As medical schemes announce their pricing and benefits for next year, most have delayed the increase of premiums until later in the year.
The schemes are not pushing through these increases in January because of the significant surpluses they built up this year.
Jill Larkan, head of healthcare consulting at wealth advisory business GTC, says the higher surpluses have been a direct result of the Covid-19 lockdown.
While the coronavirus hospitalisations increased costs for medical schemes, these were more than offset by a decrease in trauma admissions, as well as a significant fall in the number of elective surgery procedures. The lower utilisation of services is not to be confused with the cost of medical care, which has still increased above inflation.
As Larkan explains, premium increases are driven by medical inflation – currently about 7.6% per annum. These are the price increases from medical service providers, including doctors, specialists and hospitals.

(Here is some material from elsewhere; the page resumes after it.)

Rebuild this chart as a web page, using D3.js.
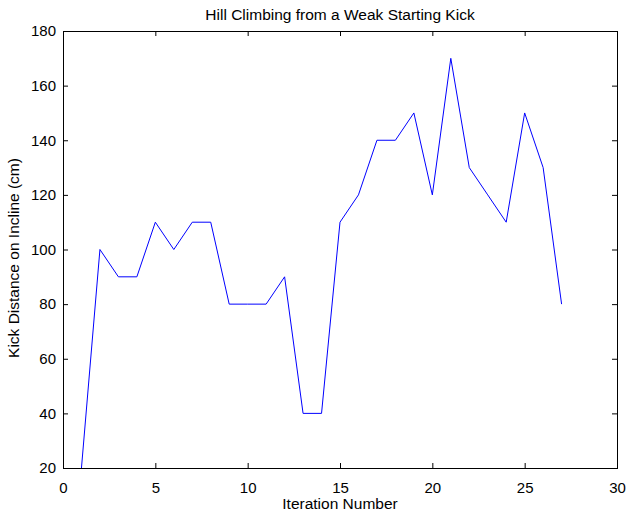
<!DOCTYPE html>
<html><head><meta charset="utf-8">
<script src="https://cdn.jsdelivr.net/npm/d3@7"></script>
<style>body{margin:0;background:#fff}svg{display:block}text{font-family:"Liberation Sans",Arial,sans-serif;fill:#000}</style>
</head><body><svg id="c" width="628" height="513"></svg>
<script>
const iterations = [1,2,3,4,5,6,7,8,9,10,11,12,13,14,15,16,17,18,19,20,21,22,23,24,25,26,27];
const distances = [20,100,90,90,110,100,110,110,80,80,80,90,40,40,110,120,140,140,150,120,170,130,120,110,150,130,80];
const xTicks = [0,5,10,15,20,25,30];
const yTicks = [20,40,60,80,100,120,140,160,180];

const L=63,R=617,T=31,B=468;
const svg=d3.select("#c");
const x=d3.scaleLinear().domain([0,30]).range([L,R]);
const y=d3.scaleLinear().domain([20,180]).range([B,T]);
const fsTick="15px", fsLab="15.5px";

svg.append("g").attr("transform",`translate(0,${B})`)
  .call(d3.axisBottom(x).tickValues(xTicks).tickSizeInner(-5).tickSizeOuter(0).tickPadding(14))
  .call(g=>{g.select(".domain").remove();g.selectAll("text").style("font-size",fsTick).attr("fill","#000");});
svg.append("g").attr("transform",`translate(0,${T})`)
  .call(d3.axisTop(x).tickValues(xTicks).tickSizeInner(-5).tickSizeOuter(0).tickFormat(""))
  .call(g=>g.select(".domain").remove());
svg.append("g").attr("transform",`translate(${L},0)`)
  .call(d3.axisLeft(y).tickValues(yTicks).tickSizeInner(-5).tickSizeOuter(0).tickPadding(7))
  .call(g=>{g.select(".domain").remove();g.selectAll("text").style("font-size",fsTick).attr("fill","#000");});
svg.append("g").attr("transform",`translate(${R},0)`)
  .call(d3.axisRight(y).tickValues(yTicks).tickSizeInner(-5).tickSizeOuter(0).tickFormat(""))
  .call(g=>g.select(".domain").remove());

svg.append("rect").attr("x",L+0.5).attr("y",T+0.5).attr("width",R-L).attr("height",B-T)
  .attr("fill","none").attr("stroke","#000").attr("stroke-width",1);

const data=iterations.map((d,i)=>[d,distances[i]]);
svg.append("path").datum(data)
  .attr("d",d3.line().x(d=>x(d[0])).y(d=>y(d[1])))
  .attr("fill","none").attr("stroke","#0000ff").attr("stroke-width",1);

svg.append("text").attr("x",340).attr("y",20).attr("text-anchor","middle").style("font-size",fsLab)
  .text("Hill Climbing from a Weak Starting Kick");
svg.append("text").attr("x",340).attr("y",509).attr("text-anchor","middle").style("font-size",fsLab)
  .text("Iteration Number");
svg.append("text").attr("transform",`translate(19,258) rotate(-90)`).attr("text-anchor","middle").style("font-size",fsLab)
  .text("Kick Distance on Incline (cm)");
</script></body></html>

Ultimately, schemes must absorb these cost increases to remain solvent. However, if members are claiming less than expected, then the scheme is collecting a surplus. It is this surplus that will be used to offset the premium increases for the first few months of the year.
Fedhealth announced that its premium rates increase will be moved to April, while Discovery Healthy will be postponing its increase to July and Momentum Health’s price hikes will be in September.

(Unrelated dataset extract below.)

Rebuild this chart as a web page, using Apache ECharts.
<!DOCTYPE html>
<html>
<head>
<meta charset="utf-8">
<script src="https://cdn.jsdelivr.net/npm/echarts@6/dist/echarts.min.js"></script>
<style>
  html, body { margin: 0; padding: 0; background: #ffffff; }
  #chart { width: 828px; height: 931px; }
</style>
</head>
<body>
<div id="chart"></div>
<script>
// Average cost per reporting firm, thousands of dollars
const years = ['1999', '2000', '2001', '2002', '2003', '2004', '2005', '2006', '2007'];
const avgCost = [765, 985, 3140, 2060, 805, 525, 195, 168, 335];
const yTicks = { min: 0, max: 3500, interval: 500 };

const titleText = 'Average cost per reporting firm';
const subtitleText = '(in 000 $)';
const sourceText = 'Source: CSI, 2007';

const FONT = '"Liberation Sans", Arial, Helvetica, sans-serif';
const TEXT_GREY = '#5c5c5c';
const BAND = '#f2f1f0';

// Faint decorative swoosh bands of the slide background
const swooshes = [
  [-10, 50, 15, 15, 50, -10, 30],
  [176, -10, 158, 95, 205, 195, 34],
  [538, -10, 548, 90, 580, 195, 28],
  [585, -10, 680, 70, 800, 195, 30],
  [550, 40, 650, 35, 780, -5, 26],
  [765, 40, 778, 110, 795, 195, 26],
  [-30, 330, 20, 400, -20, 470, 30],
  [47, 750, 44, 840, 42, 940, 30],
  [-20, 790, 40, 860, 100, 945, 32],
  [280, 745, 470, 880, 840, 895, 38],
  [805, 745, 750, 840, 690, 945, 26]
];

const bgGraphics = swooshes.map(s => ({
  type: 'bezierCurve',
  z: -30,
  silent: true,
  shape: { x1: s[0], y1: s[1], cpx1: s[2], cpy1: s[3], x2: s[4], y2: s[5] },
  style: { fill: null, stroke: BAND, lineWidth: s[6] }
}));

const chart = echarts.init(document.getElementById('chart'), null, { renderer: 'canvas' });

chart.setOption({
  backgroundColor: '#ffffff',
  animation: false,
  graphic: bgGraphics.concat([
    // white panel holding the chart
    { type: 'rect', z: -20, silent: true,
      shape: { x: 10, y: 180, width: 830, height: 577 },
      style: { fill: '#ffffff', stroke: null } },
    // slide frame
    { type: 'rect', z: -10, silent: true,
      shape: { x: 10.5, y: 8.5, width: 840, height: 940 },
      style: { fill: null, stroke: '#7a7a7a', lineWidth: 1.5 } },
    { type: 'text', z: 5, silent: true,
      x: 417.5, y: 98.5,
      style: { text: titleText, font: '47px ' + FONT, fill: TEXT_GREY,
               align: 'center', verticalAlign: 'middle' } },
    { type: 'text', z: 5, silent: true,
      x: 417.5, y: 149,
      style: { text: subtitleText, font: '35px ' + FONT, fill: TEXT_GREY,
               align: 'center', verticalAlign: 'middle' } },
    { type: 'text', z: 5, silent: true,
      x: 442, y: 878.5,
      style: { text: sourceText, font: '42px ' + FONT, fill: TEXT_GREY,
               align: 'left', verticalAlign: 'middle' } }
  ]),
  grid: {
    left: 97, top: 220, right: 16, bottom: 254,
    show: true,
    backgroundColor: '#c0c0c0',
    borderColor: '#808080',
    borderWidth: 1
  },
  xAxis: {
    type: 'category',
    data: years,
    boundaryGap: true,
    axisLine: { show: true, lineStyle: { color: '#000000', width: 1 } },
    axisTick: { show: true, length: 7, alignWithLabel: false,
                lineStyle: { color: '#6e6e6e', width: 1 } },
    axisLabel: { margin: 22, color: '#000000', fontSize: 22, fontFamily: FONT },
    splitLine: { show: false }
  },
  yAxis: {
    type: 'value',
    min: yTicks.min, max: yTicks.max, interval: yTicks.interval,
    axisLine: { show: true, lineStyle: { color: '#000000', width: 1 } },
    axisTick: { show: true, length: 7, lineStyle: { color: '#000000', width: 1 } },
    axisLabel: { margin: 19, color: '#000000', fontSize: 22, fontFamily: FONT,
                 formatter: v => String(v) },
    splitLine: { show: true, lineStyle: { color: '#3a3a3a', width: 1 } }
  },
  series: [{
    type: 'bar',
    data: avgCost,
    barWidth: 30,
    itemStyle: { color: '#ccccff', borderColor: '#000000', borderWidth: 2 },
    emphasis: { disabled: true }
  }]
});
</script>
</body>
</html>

According to Momentum Health, the delay of its 6% price increase will result in a R212 million reduction in premium collection and will give members an effective increase of only 2% for the whole year. The challenge for members, however, is to remember that the increases are still coming and to budget for them.
Damian McHugh, head of marketing at Momentum Health, says the scheme is hoping that, by next September, the economy will have recovered sufficiently, and salaries normalised. However, if members are unable to absorb the premium increase, they will be able to change options at any stage.

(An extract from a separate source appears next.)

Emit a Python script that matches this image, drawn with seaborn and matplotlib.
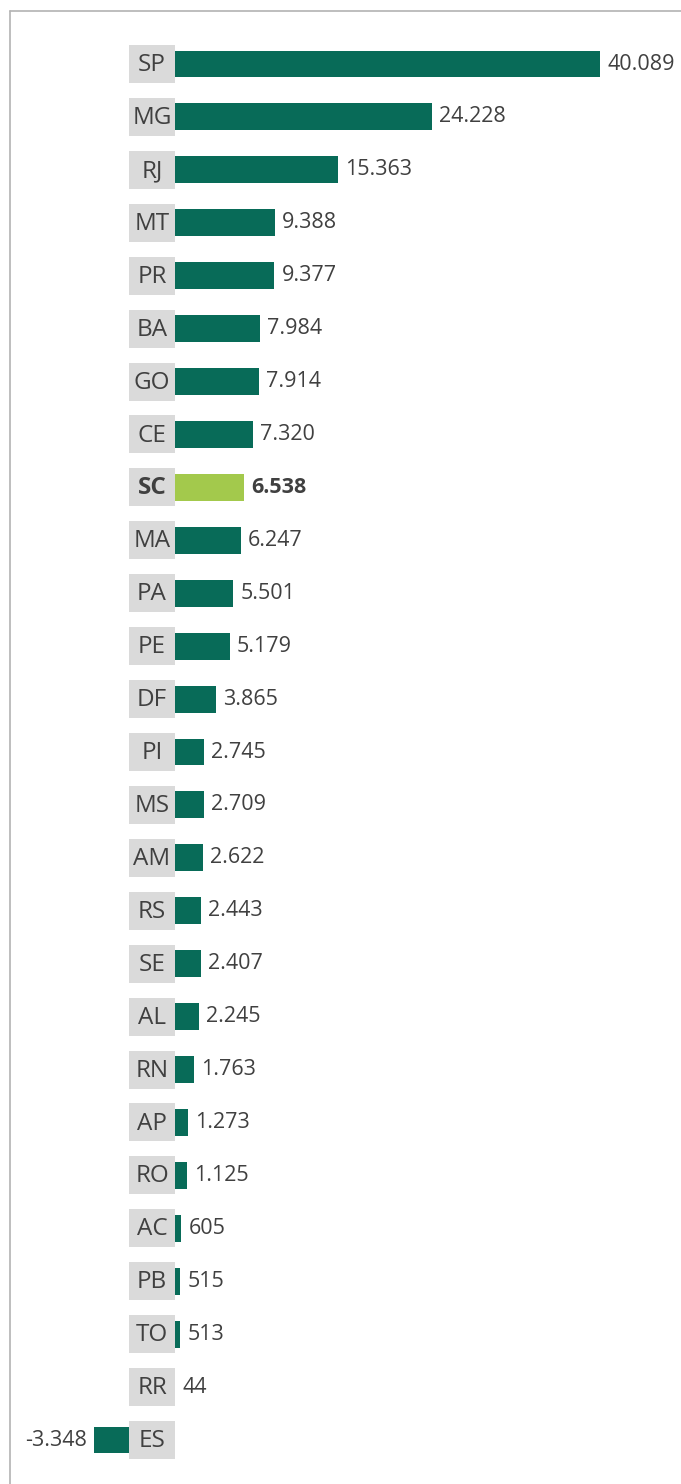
import matplotlib
matplotlib.use("Agg")
import matplotlib.pyplot as plt
import seaborn as sns
import pandas as pd
from matplotlib.lines import Line2D

states = ["SP", "MG", "RJ", "MT", "PR", "BA", "GO", "CE", "SC", "MA", "PA", "PE", "DF",
          "PI", "MS", "AM", "RS", "SE", "AL", "RN", "AP", "RO", "AC", "PB", "TO", "RR", "ES"]
values = [40089, 24228, 15363, 9388, 9377, 7984, 7914, 7320, 6538, 6247, 5501, 5179, 3865,
          2745, 2709, 2622, 2443, 2407, 2245, 1763, 1273, 1125, 605, 515, 513, 44, -3348]
highlight = "SC"

DARK = "#086b58"
LIGHT = "#a3c94c"
BOX = "#dadada"
TXT = "#404040"

sns.set_theme(style="white")
plt.rcParams["font.family"] = ["Open Sans", "DejaVu Sans"]

W, H = 681, 1484
fig = plt.figure(figsize=(W / 100, H / 100), dpi=100)
ax = fig.add_axes([0, 0, 1, 1])

df = pd.DataFrame({"state": states, "value": values})
palette = {s: (LIGHT if s == highlight else DARK) for s in states}
sns.barplot(data=df, x="value", y="state", hue="state", palette=palette, legend=False,
            orient="h", width=0.51, ax=ax, saturation=1, linewidth=0)

# pixel scale
x0_px = 175
px_per_unit = (600 - 175) / 40089.0
row_px = (1440 - 64) / 26.0
top_px = 64

ax.set_xlim(-x0_px / px_per_unit, (W - x0_px) / px_per_unit)
ax.set_ylim((H - top_px) / row_px, -top_px / row_px)

box_w = 46 / px_per_unit
box_h = 38 / row_px

# shift negative bars to start at left edge of label box
for p in ax.patches:
    if p.get_width() < 0:
        p.set_x(p.get_x() - box_w)

ax.barh(range(len(states)), [-box_w] * len(states), height=box_h, color=BOX,
        linewidth=0, zorder=3)

gap = 7 / px_per_unit
for i, (s, v) in enumerate(zip(states, values)):
    bold = "bold" if s == highlight else "normal"
    ax.text(-box_w / 2, i + 0.02, s, ha="center", va="center", fontsize=17.5, color=TXT,
            fontweight=bold, zorder=4)
    lab = f"{v:,}".replace(",", ".")
    if v >= 0:
        ax.text(v + gap, i, lab, ha="left", va="center", fontsize=15.5, color=TXT,
                fontweight=bold)
    else:
        ax.text(v - box_w - gap, i, lab, ha="right", va="center", fontsize=15.5, color=TXT,
                fontweight=bold)

ax.axis("off")

# frame lines (left and top)
fig.add_artist(Line2D([9.5 / W, 9.5 / W], [0, 1 - 11 / H], transform=fig.transFigure,
                      color="#b3b3b3", lw=1.2))
fig.add_artist(Line2D([9.5 / W, 1], [1 - 11 / H, 1 - 11 / H], transform=fig.transFigure,
                      color="#b3b3b3", lw=1.2))

fig.savefig("out.png", dpi=100)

McHugh says Momentum will review its 2023 increases based on claims next year. The scheme is concerned that, with the arrival of a fourth wave, Covid-19-related hospitalisations may increase, but government may avoid further lockdowns.
This would mean an increase in trauma and elective procedures on top of the higher Covid-19 hospitalisations – driving up the number of claims. If, however, the claims remain subdued, the scheme hopes to provide further relief by delaying the increases to later in 2023.
“It would be great to see a trend where medical schemes give back to members when they experience surpluses. This would hopefully encourage members not to over-utilise their medical schemes and to be more cost-conscious,” says Larkan.